**TASK DESCRIPTION:**
Print the material below exactly as it stands, please, from its first line to the line holding "t = np.round(np.arange(0, 1.001, 0.01), 2)", with no pictures.

**GIVEN DATA:**
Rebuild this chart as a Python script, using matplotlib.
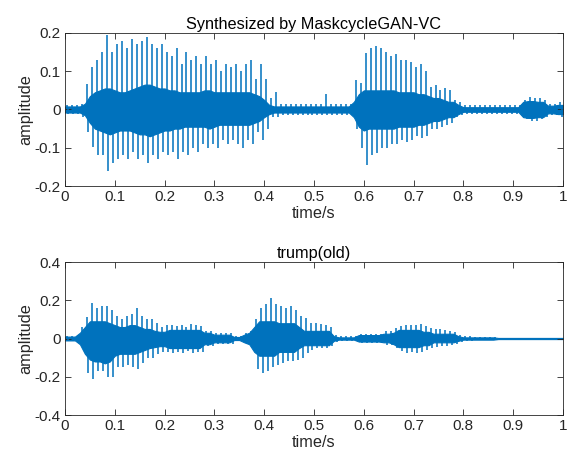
import numpy as np
import matplotlib
matplotlib.use('Agg')
import matplotlib.pyplot as plt

plt.rcParams['font.family'] = ['Liberation Sans', 'DejaVu Sans']

# time grid of the read-off envelope (one value every 10 ms)
t = np.round(np.arange(0, 1.001, 0.01), 2)

# ---- Synthesized by MaskcycleGAN-VC ----
# pitch-pulse peaks (upper / lower)
syn_peak_hi = [0.012, 0.012, 0.012, 0.015, 0.067, 0.11, 0.13, 0.15, 0.195, 0.15,
               0.17, 0.18, 0.16, 0.185, 0.17, 0.18, 0.19, 0.17, 0.16, 0.17,
               0.15, 0.14, 0.16, 0.12, 0.15, 0.13, 0.14, 0.12, 0.14, 0.12,
               0.13, 0.10, 0.12, 0.11, 0.12, 0.10, 0.12, 0.13, 0.08, 0.12,
               0.08, 0.03, 0.045, 0.015, 0.015, 0.015, 0.015, 0.015, 0.015, 0.015,
               0.015, 0.015, 0.04, 0.015, 0.015, 0.015, 0.015, 0.015, 0.077, 0.07,
               0.147, 0.16, 0.165, 0.16, 0.15, 0.14, 0.145, 0.13, 0.13, 0.125,
               0.11, 0.12, 0.10, 0.06, 0.065, 0.05, 0.055, 0.05, 0.025, 0.02,
               0.012, 0.012, 0.012, 0.012, 0.012, 0.012, 0.012, 0.012, 0.012, 0.012,
               0.012, 0.012, 0.025, 0.033, 0.03, 0.03, 0.025, 0.015, 0.015, 0.02,
               0.015]
syn_peak_lo = [-0.012, -0.012, -0.012, -0.02, -0.058, -0.097, -0.12, -0.12, -0.16, -0.14,
               -0.13, -0.12, -0.13, -0.11, -0.13, -0.12, -0.14, -0.12, -0.13, -0.11,
               -0.12, -0.11, -0.13, -0.11, -0.12, -0.10, -0.11, -0.09, -0.10, -0.09,
               -0.10, -0.08, -0.09, -0.08, -0.09, -0.10, -0.08, -0.09, -0.06, -0.08,
               -0.05, -0.02, -0.02, -0.015, -0.015, -0.015, -0.015, -0.015, -0.015, -0.015,
               -0.015, -0.015, -0.015, -0.015, -0.015, -0.015, -0.015, -0.015, -0.05, -0.10,
               -0.145, -0.12, -0.115, -0.10, -0.10, -0.09, -0.09, -0.08, -0.085, -0.08,
               -0.07, -0.075, -0.07, -0.05, -0.05, -0.045, -0.04, -0.035, -0.02, -0.015,
               -0.012, -0.012, -0.012, -0.012, -0.012, -0.012, -0.012, -0.012, -0.012, -0.012,
               -0.012, -0.012, -0.025, -0.03, -0.03, -0.025, -0.02, -0.015, -0.015, -0.02,
               -0.015]
# dense core of the waveform (upper / lower)
syn_core_hi = [0.008, 0.008, 0.008, 0.008, 0.015, 0.035, 0.045, 0.05, 0.055, 0.055,
               0.05, 0.045, 0.045, 0.05, 0.055, 0.06, 0.065, 0.065, 0.06, 0.055,
               0.055, 0.05, 0.05, 0.045, 0.045, 0.045, 0.045, 0.045, 0.05, 0.05,
               0.045, 0.045, 0.045, 0.045, 0.045, 0.045, 0.045, 0.045, 0.04, 0.035,
               0.025, 0.012, 0.008, 0.008, 0.008, 0.008, 0.008, 0.008, 0.008, 0.008,
               0.008, 0.008, 0.008, 0.008, 0.008, 0.008, 0.008, 0.008, 0.02, 0.04,
               0.05, 0.05, 0.05, 0.05, 0.05, 0.05, 0.05, 0.045, 0.045, 0.045,
               0.045, 0.04, 0.04, 0.035, 0.03, 0.03, 0.025, 0.02, 0.02, 0.012,
               0.006, 0.006, 0.006, 0.006, 0.006, 0.006, 0.006, 0.006, 0.006, 0.006,
               0.006, 0.006, 0.02, 0.022, 0.022, 0.02, 0.02, 0.01, 0.01, 0.012,
               0.012]
syn_core_lo = [-0.008, -0.008, -0.008, -0.008, -0.015, -0.035, -0.05, -0.055, -0.06, -0.065,
               -0.06, -0.055, -0.055, -0.055, -0.06, -0.065, -0.065, -0.07, -0.065, -0.06,
               -0.055, -0.055, -0.05, -0.05, -0.045, -0.045, -0.045, -0.045, -0.045, -0.05,
               -0.045, -0.04, -0.04, -0.04, -0.04, -0.04, -0.04, -0.04, -0.035, -0.03,
               -0.02, -0.012, -0.008, -0.008, -0.008, -0.008, -0.008, -0.008, -0.008, -0.008,
               -0.008, -0.008, -0.008, -0.008, -0.008, -0.008, -0.008, -0.008, -0.02, -0.045,
               -0.055, -0.05, -0.05, -0.05, -0.05, -0.05, -0.05, -0.045, -0.045, -0.045,
               -0.045, -0.04, -0.04, -0.035, -0.03, -0.03, -0.025, -0.02, -0.02, -0.012,
               -0.006, -0.006, -0.006, -0.006, -0.006, -0.006, -0.006, -0.006, -0.006, -0.006,
               -0.006, -0.006, -0.02, -0.022, -0.022, -0.02, -0.02, -0.01, -0.01, -0.012,
               -0.012]

# ---- trump(old) ----
old_peak_hi = [0.015, 0.015, 0.015, 0.06, 0.11, 0.185, 0.16, 0.17, 0.17, 0.15,
               0.12, 0.10, 0.12, 0.13, 0.16, 0.12, 0.10, 0.10, 0.08, 0.06,
               0.07, 0.07, 0.065, 0.07, 0.06, 0.075, 0.07, 0.065, 0.04, 0.04,
               0.03, 0.03, 0.03, 0.03, 0.015, 0.015, 0.03, 0.04, 0.10, 0.16,
               0.18, 0.21, 0.18, 0.17, 0.16, 0.17, 0.15, 0.12, 0.105, 0.08,
               0.08, 0.075, 0.07, 0.06, 0.02, 0.012, 0.012, 0.012, 0.012, 0.025,
               0.025, 0.025, 0.025, 0.025, 0.04, 0.04, 0.055, 0.065, 0.07, 0.07,
               0.07, 0.075, 0.065, 0.055, 0.05, 0.05, 0.045, 0.04, 0.035, 0.02,
               0.012, 0.012, 0.01, 0.01, 0.01, 0.008, 0.008, 0.005, 0.005, 0.005,
               0.005, 0.005, 0.005, 0.005, 0.005, 0.005, 0.005, 0.005, 0.005, 0.005,
               0.005]
old_peak_lo = [-0.015, -0.015, -0.015, -0.04, -0.18, -0.21, -0.17, -0.17, -0.20, -0.20,
               -0.15, -0.15, -0.14, -0.15, -0.16, -0.13, -0.10, -0.10, -0.08, -0.07,
               -0.07, -0.075, -0.07, -0.075, -0.065, -0.075, -0.07, -0.07, -0.04, -0.04,
               -0.03, -0.03, -0.03, -0.03, -0.015, -0.015, -0.03, -0.04, -0.16, -0.18,
               -0.17, -0.15, -0.14, -0.13, -0.12, -0.12, -0.11, -0.10, -0.075, -0.06,
               -0.05, -0.05, -0.05, -0.04, -0.02, -0.012, -0.012, -0.012, -0.012, -0.022,
               -0.022, -0.022, -0.022, -0.022, -0.035, -0.035, -0.05, -0.065, -0.075, -0.07,
               -0.075, -0.07, -0.06, -0.05, -0.045, -0.04, -0.04, -0.035, -0.03, -0.02,
               -0.012, -0.012, -0.01, -0.01, -0.01, -0.008, -0.008, -0.005, -0.005, -0.005,
               -0.005, -0.005, -0.005, -0.005, -0.005, -0.005, -0.005, -0.005, -0.005, -0.005,
               -0.005]
old_core_hi = [0.01, 0.01, 0.01, 0.03, 0.06, 0.09, 0.09, 0.09, 0.09, 0.08,
               0.07, 0.06, 0.06, 0.07, 0.07, 0.06, 0.05, 0.05, 0.04, 0.035,
               0.035, 0.045, 0.045, 0.045, 0.045, 0.045, 0.045, 0.045, 0.03, 0.03,
               0.02, 0.02, 0.02, 0.02, 0.008, 0.008, 0.02, 0.03, 0.06, 0.09,
               0.09, 0.09, 0.09, 0.08, 0.08, 0.08, 0.08, 0.06, 0.04, 0.04,
               0.04, 0.04, 0.04, 0.04, 0.012, 0.006, 0.006, 0.006, 0.006, 0.018,
               0.018, 0.018, 0.018, 0.018, 0.025, 0.025, 0.03, 0.045, 0.045, 0.045,
               0.045, 0.045, 0.035, 0.035, 0.025, 0.025, 0.025, 0.025, 0.025, 0.012,
               0.006, 0.006, 0.006, 0.006, 0.006, 0.006, 0.006, 0.003, 0.003, 0.003,
               0.003, 0.003, 0.003, 0.003, 0.003, 0.003, 0.003, 0.003, 0.003, 0.003,
               0.003]
old_core_lo = [-0.01, -0.01, -0.01, -0.03, -0.08, -0.11, -0.12, -0.12, -0.13, -0.12,
               -0.09, -0.08, -0.08, -0.08, -0.08, -0.07, -0.06, -0.05, -0.045, -0.04,
               -0.04, -0.05, -0.05, -0.05, -0.05, -0.05, -0.05, -0.05, -0.03, -0.03,
               -0.02, -0.02, -0.02, -0.02, -0.008, -0.008, -0.02, -0.03, -0.07, -0.09,
               -0.09, -0.09, -0.09, -0.07, -0.07, -0.07, -0.07, -0.05, -0.035, -0.035,
               -0.035, -0.035, -0.035, -0.035, -0.012, -0.006, -0.006, -0.006, -0.006, -0.016,
               -0.016, -0.016, -0.016, -0.016, -0.02, -0.02, -0.03, -0.045, -0.045, -0.045,
               -0.045, -0.045, -0.035, -0.035, -0.02, -0.02, -0.02, -0.02, -0.02, -0.012,
               -0.006, -0.006, -0.006, -0.006, -0.006, -0.006, -0.006, -0.003, -0.003, -0.003,
               -0.003, -0.003, -0.003, -0.003, -0.003, -0.003, -0.003, -0.003, -0.003, -0.003,
               -0.003]

titles = ['Synthesized by MaskcycleGAN-VC', 'trump(old)']
ylims = [0.2, 0.4]
yticks = [[-0.2, -0.1, 0, 0.1, 0.2], [-0.4, -0.2, 0, 0.2, 0.4]]
xticks = [0, 0.1, 0.2, 0.3, 0.4, 0.5, 0.6, 0.7, 0.8, 0.9, 1]

blue = '#0072BD'
fig = plt.figure(figsize=(5.68, 4.62), dpi=100)
ax1 = fig.add_axes([0.1144, 0.5974, 0.8768, 0.3312])
ax2 = fig.add_axes([0.1144, 0.1017, 0.8768, 0.3312])

panels = [(ax1, syn_peak_hi, syn_peak_lo, syn_core_hi, syn_core_lo),
          (ax2, old_peak_hi, old_peak_lo, old_core_hi, old_core_lo)]

for i, (ax, phi, plo, chi, clo) in enumerate(panels):
    ax.fill_between(t, clo, chi, color=blue, lw=0.8)
    # upward and downward parts of each pulse, slightly apart as in the trace
    ax.vlines(t + 0.004, 0, phi, color=blue, lw=1.3, alpha=0.85)
    ax.vlines(t + 0.007, plo, 0, color=blue, lw=1.3, alpha=0.85)
    ax.set_xlim(0, 1)
    ax.set_ylim(-ylims[i], ylims[i])
    ax.set_xticks(xticks)
    ax.set_xticklabels(['%g' % v for v in xticks])
    ax.set_yticks(yticks[i])
    ax.set_yticklabels(['%g' % v for v in yticks[i]])
    ax.tick_params(direction='in', length=4, width=0.6, top=True, right=True,
                   labelsize=11, colors='#262626', pad=3)
    for s in ax.spines.values():
        s.set_linewidth(0.6)
        s.set_color('#262626')
    ax.set_title(titles[i], fontsize=11.7, color='#000000', pad=3)
    ax.set_xlabel('time/s', fontsize=11.7, color='#262626', labelpad=1)
    ax.set_ylabel('amplitude', fontsize=11.7, color='#262626', labelpad=1)

fig.savefig('out.png', dpi=100)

**RESULT OF THE TASK:**
Rebuild this chart as a Python script, using matplotlib.
import numpy as np
import matplotlib
matplotlib.use('Agg')
import matplotlib.pyplot as plt

plt.rcParams['font.family'] = ['Liberation Sans', 'DejaVu Sans']

# time grid of the read-off envelope (one value every 10 ms)
t = np.round(np.arange(0, 1.001, 0.01), 2)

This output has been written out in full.